— start —

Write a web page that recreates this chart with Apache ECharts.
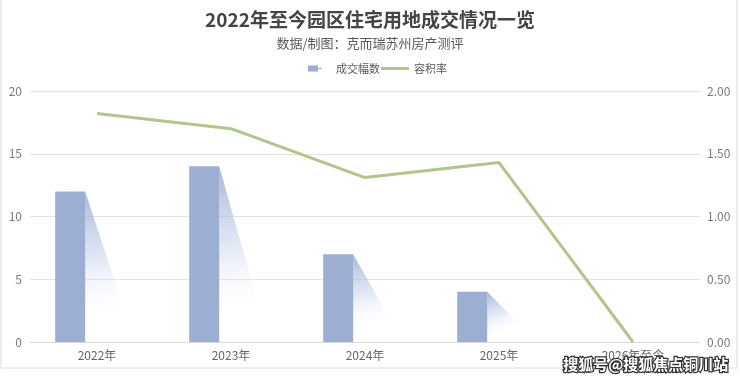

— end —
— start —

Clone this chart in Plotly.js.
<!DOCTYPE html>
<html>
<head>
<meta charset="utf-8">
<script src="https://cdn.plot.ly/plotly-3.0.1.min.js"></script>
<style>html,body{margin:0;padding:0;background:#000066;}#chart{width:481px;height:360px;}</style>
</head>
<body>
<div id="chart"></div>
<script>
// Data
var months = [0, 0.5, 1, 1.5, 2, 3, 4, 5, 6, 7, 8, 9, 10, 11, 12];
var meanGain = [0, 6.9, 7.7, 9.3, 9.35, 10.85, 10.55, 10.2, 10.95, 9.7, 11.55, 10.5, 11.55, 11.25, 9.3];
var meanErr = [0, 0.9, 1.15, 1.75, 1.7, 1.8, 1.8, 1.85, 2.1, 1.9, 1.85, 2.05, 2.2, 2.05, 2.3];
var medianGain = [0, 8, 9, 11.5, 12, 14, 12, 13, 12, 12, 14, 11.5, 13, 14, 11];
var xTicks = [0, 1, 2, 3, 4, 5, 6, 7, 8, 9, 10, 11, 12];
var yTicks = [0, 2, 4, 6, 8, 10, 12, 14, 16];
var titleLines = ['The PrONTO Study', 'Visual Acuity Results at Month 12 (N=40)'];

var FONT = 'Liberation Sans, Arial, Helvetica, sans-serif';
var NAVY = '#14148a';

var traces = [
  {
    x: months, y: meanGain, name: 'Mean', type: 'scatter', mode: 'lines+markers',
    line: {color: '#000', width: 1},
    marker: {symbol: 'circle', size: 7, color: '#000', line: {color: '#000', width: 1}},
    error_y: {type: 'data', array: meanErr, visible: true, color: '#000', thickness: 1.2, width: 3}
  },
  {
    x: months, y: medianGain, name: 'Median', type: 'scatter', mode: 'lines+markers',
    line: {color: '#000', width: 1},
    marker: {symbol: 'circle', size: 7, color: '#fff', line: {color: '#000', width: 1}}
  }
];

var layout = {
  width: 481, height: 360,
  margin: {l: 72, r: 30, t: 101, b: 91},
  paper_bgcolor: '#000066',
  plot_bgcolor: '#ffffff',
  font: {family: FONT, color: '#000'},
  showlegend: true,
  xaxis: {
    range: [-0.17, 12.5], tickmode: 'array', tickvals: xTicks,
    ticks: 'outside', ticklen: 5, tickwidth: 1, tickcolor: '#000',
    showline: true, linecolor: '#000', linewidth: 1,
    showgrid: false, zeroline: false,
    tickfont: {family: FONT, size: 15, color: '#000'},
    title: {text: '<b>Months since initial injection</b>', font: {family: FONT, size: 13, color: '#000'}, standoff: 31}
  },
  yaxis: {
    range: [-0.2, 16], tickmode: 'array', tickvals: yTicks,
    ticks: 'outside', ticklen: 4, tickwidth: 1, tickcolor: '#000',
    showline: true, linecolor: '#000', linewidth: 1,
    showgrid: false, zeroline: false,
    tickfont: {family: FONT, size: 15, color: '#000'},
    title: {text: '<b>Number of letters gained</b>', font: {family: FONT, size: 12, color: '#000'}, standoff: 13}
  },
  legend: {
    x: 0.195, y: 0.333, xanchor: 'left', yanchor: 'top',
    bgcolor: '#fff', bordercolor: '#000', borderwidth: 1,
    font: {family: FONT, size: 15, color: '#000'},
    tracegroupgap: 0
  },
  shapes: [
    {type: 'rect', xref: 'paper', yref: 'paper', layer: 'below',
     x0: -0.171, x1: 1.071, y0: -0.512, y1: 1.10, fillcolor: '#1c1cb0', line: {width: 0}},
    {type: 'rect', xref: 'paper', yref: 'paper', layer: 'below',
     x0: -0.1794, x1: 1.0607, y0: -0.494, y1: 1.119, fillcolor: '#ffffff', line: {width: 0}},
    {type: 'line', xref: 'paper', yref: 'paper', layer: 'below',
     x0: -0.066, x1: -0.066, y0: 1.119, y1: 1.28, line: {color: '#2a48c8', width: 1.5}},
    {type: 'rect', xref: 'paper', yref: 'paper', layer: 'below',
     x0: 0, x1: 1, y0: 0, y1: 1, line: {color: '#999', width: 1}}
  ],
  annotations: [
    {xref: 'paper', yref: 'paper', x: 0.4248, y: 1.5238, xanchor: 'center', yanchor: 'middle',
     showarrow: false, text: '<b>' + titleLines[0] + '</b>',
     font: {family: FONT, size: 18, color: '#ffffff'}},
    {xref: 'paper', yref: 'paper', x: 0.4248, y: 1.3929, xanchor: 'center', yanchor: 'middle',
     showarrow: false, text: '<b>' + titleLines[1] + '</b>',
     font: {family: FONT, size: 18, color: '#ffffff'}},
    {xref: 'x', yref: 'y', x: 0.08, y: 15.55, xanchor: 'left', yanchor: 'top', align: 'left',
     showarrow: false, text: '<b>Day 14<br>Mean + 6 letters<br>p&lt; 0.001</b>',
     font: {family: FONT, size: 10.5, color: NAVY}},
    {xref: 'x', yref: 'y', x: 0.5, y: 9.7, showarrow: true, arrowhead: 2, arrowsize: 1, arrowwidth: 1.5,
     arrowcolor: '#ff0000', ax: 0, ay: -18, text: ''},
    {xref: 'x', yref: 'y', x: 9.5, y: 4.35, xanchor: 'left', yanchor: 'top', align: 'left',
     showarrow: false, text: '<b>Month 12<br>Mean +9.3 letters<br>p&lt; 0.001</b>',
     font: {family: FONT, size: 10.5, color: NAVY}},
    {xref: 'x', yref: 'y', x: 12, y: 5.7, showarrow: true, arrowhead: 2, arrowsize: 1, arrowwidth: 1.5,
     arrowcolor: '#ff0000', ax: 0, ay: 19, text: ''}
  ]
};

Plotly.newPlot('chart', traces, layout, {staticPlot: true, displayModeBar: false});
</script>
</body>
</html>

— end —

Short task: Report all lines of the data that include the word "chart".

Solution to the exercise:
Write a web page that recreates this chart with Apache ECharts.
Clone this chart in Plotly.js.
<style>html,body{margin:0;padding:0;background:#000066;}#chart{width:481px;height:360px;}</style>
<div id="chart"></div>
Plotly.newPlot('chart', traces, layout, {staticPlot: true, displayModeBar: false});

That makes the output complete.